Take the so-called bank surcharge. Many in the city are concerned that an increase in this tax on their profits will send a message that Britain isn’t open for business. Government mandarins have sought to reassure the City that any increase in the surcharge “won’t be as bad as you think”.
But many beg to differ. As one banker puts it: “I’ve told the Chancellor that any increase is not good. Don’t think we’ll just accept it and it’ll all be okay”.
Varun Chandra, Sir Keir Starmer’s business adviser, is said to be very upset at some of the major measures in the Budget.
Then there is the timeline of any tax rises.
An extension of a stealth tax freeze that does not kick in until 2028 or property taxes that are delayed will not impress a market that is expected to digest more than £300bn of gilt issuance this year alone, a number that will only fall slowly in the coming years.
“The main advantage of raising income tax rates is that it would have been implemented by the next fiscal year and we would have started seeing higher tax revenues straight away,” says Amis.
“But if higher taxes are put off until the third, fourth or fifth year of the forecast period, then that feels a lot like a Budget where the hard decisions are delayed.”
Cathal Kennedy, at RBC, says bond markets will not embrace the Budget if “too much of the plan is backloaded”.
She adds: “The Chancellor could pencil in a lower pace of spending growth in 2029-30. However, we think that the market would question the credibility of a package based on substantial tax rises or spending cuts around the time of the next election.”
One reason why borrowing costs started to fall in October, before the change of heart on income tax, is that investors started to believe fiscal prudence would pave the way for a series of interest rate cuts by the Bank of England – which would in turn ease the pressure on the public finances by keeping debt interest costs down.
The Government is determined to bear down on prices in the budget, with a mooted cut in energy bills forming one of the central giveaways.
A freeze in rail fares and prescription charges could also pave the way for social rents to be held in a move that would knock around five basis points off the headline rate of inflation.
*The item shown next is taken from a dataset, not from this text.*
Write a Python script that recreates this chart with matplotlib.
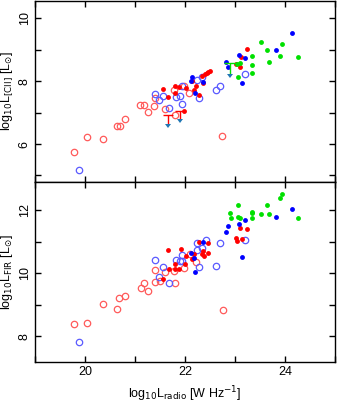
import numpy as np
import matplotlib
matplotlib.use("Agg")
import matplotlib.pyplot as plt

plt.rcParams['font.family'] = ['Liberation Sans', 'DejaVu Sans']
plt.rcParams['mathtext.fontset'] = 'dejavusans'

# ---- top panel: L[CII] vs L_radio ----
cii_red_open_x = [19.77, 20.03, 20.36, 20.64, 20.69, 20.80, 21.10, 21.17, 21.26, 21.38,
                  21.40, 21.60, 21.78, 21.80, 21.97, 22.08, 22.74]
cii_red_open_y = [5.73, 6.21, 6.17, 6.56, 6.56, 6.81, 7.23, 7.23, 7.01, 7.22,
                  7.45, 7.10, 7.72, 6.93, 7.85, 7.63, 6.24]
cii_blue_open_x = [19.87, 21.40, 21.47, 21.56, 21.68, 21.82, 21.90, 21.93, 21.93, 22.23,
                   22.28, 22.33, 22.61, 22.70, 23.20]
cii_blue_open_y = [5.17, 7.59, 7.40, 7.52, 7.13, 7.48, 7.52, 7.28, 7.85, 8.04,
                   7.45, 8.12, 7.73, 7.83, 8.24]
cii_red_x = [21.56, 21.66, 21.80, 21.80, 21.88, 22.01, 21.98, 22.13, 22.18, 22.21,
             22.27, 22.34, 22.36, 22.40, 22.43, 22.46, 22.49, 23.01, 23.10, 23.13, 23.24]
cii_red_y = [7.75, 7.51, 7.83, 7.62, 7.81, 7.78, 7.06, 8.01, 7.72, 7.85,
             7.57, 8.17, 7.93, 8.24, 8.27, 8.29, 8.31, 8.56, 8.45, 8.78, 9.03]
cii_blue_x = [22.13, 22.11, 22.19, 22.35, 22.81, 22.86, 23.08, 23.20, 23.15, 23.82, 24.14]
cii_blue_y = [8.12, 8.00, 7.61, 7.97, 8.61, 8.46, 8.83, 8.73, 7.95, 8.99, 9.52]
cii_green_x = [23.05, 23.10, 23.07, 23.35, 23.35, 23.35, 23.52, 23.64, 23.69, 23.90, 23.94, 24.26]
cii_green_y = [8.56, 8.57, 8.14, 8.80, 8.50, 8.27, 9.23, 8.98, 8.62, 8.81, 9.18, 8.77]

# upper limits
lim_red_x = [21.66, 21.90]
lim_red_y = [6.93, 7.06]
lim_green_x = [22.90]
lim_green_y = [8.59]

# ---- bottom panel: L_FIR vs L_radio ----
fir_red_open_x = [19.77, 20.03, 20.36, 20.64, 20.68, 20.80, 21.11, 21.17, 21.26, 21.39,
                  21.39, 21.49, 21.60, 21.78, 21.80, 21.98, 22.09, 22.21, 22.75]
fir_red_open_y = [8.39, 8.42, 9.04, 8.87, 9.22, 9.29, 9.53, 9.70, 9.43, 10.11,
                  9.73, 9.75, 10.03, 10.08, 9.68, 10.16, 10.61, 10.37, 8.84]
fir_blue_open_x = [19.87, 21.40, 21.47, 21.56, 21.67, 21.82, 21.90, 21.93, 21.93, 22.23,
                   22.23, 22.28, 22.33, 22.41, 22.62, 22.70, 23.21]
fir_blue_open_y = [7.83, 10.42, 9.89, 10.21, 9.68, 10.42, 10.39, 10.58, 10.38, 10.74,
                   10.95, 10.19, 10.79, 11.05, 10.23, 10.95, 11.04]
fir_red_x = [21.66, 21.56, 21.67, 21.80, 21.80, 21.88, 21.92, 21.99, 22.01, 22.14,
             22.17, 22.27, 22.35, 22.37, 22.45, 22.46, 22.33, 23.02, 23.05, 23.10,
             23.15, 23.25]
fir_red_y = [10.74, 9.82, 10.14, 10.29, 10.12, 10.13, 10.76, 10.29, 10.55, 10.44,
             10.61, 11.00, 10.71, 10.55, 10.63, 10.97, 10.61, 11.13, 11.02, 11.42,
             11.10, 11.41]
fir_blue_x = [22.11, 22.19, 22.17, 22.35, 22.81, 22.86, 23.08, 23.20, 23.15, 23.83, 24.14]
fir_blue_y = [10.63, 10.03, 10.48, 11.00, 11.32, 11.50, 11.55, 11.68, 10.53, 11.79, 12.03]
fir_green_x = [22.90, 22.91, 23.07, 23.07, 23.11, 23.34, 23.35, 23.35, 23.52, 23.64,
               23.69, 23.90, 23.94, 24.26]
fir_green_y = [11.92, 11.74, 12.16, 11.79, 11.76, 11.95, 11.90, 11.74, 11.87, 12.16,
               11.89, 12.37, 12.50, 11.74]

red = '#ff0000'
blue = '#0000ff'
green = '#00e000'
red_open = '#ff5a5a'
blue_open = '#5a5aff'

fig = plt.figure(figsize=(3.38, 4.04), dpi=100)
ax1 = fig.add_axes([0.1036, 0.5502, 0.8875, 0.4473])
ax2 = fig.add_axes([0.1036, 0.1047, 0.8875, 0.4455])


def draw(ax, rox, roy, box, boy, rx, ry, bx, by, gx, gy):
    ax.plot(rox, roy, 'o', mfc='none', mec=red_open, ms=4.6, mew=0.9)
    ax.plot(box, boy, 'o', mfc='none', mec=blue_open, ms=4.6, mew=0.9)
    ax.plot(rx, ry, 'o', color=red, ms=3.5, mew=0)
    ax.plot(bx, by, 'o', color=blue, ms=3.5, mew=0)
    ax.plot(gx, gy, 'o', color=green, ms=3.5, mew=0)


def limits(ax, x, y, dx, dy, col):
    eb = ax.errorbar(x, y, xerr=dx, yerr=dy, uplims=True, fmt='none',
                     ecolor=col, elinewidth=1, capsize=0)
    for cl in eb[1]:
        cl.set_markersize(4)
        cl.set_markeredgewidth(0)


draw(ax1, cii_red_open_x, cii_red_open_y, cii_blue_open_x, cii_blue_open_y,
     cii_red_x, cii_red_y, cii_blue_x, cii_blue_y, cii_green_x, cii_green_y)
limits(ax1, lim_red_x, lim_red_y, 0.1, 0.28, red)
limits(ax1, lim_green_x, lim_green_y, 0.12, 0.35, green)

draw(ax2, fir_red_open_x, fir_red_open_y, fir_blue_open_x, fir_blue_open_y,
     fir_red_x, fir_red_y, fir_blue_x, fir_blue_y, fir_green_x, fir_green_y)

ax1.set_xlim(19, 25)
ax2.set_xlim(19, 25)
ax1.set_ylim(4.8, 10.55)
ax2.set_ylim(7.2, 12.9)

for ax in (ax1, ax2):
    ax.set_xticks(np.arange(19, 26, 1))
    ax.tick_params(direction='in', top=True, right=True, length=4, width=1,
                   labelsize=9, pad=3)
    for s in ax.spines.values():
        s.set_linewidth(1)
    ax.set_xticklabels(['' if v % 2 else str(v) for v in range(19, 26)])

ax1.set_xticklabels([])
ax1.set_yticks(np.arange(5, 11, 1))
ax1.set_yticklabels(['' if v % 2 else str(v) for v in range(5, 11)],
                    rotation=90, va='center')
ax2.set_yticks(np.arange(8, 13, 1))
ax2.set_yticklabels(['' if v % 2 else str(v) for v in range(8, 13)],
                    rotation=90, va='center')

ax1.set_ylabel(r'log$_{10}$L$_{[\mathrm{CII}]}$ [L$_{\odot}$]', fontsize=9, labelpad=3)
ax2.set_ylabel(r'log$_{10}$L$_{\mathrm{FIR}}$ [L$_{\odot}$]', fontsize=9, labelpad=3)
ax2.set_xlabel(r'log$_{10}$L$_{\mathrm{radio}}$ [W Hz$^{-1}$]', fontsize=9, labelpad=5)

fig.savefig('out.png', dpi=100)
When your debt interest bill is £100bn a year, every basis point counts.
He says: “Political risk and policy paralysis partly explain why we see gilt yields remaining elevated beyond the Budget.”
Ultimately, many investors will be looking past the Budget to what happens next.
“We think the threat of looser fiscal policy – coming from a leadership challenge to Keir Starmer – will weigh on gilts over the coming year,” Wood says.
“Granted, keeping the Government’s manifesto pledge on tax buys some time,” Wood says. “But a leadership challenge after next May’s local elections at the latest seems likely, given the Prime Minister’s awful approval ratings.”
Investors are watching. Yet even a bond market-friendly Budget may not be enough to save the Chancellor and her boss.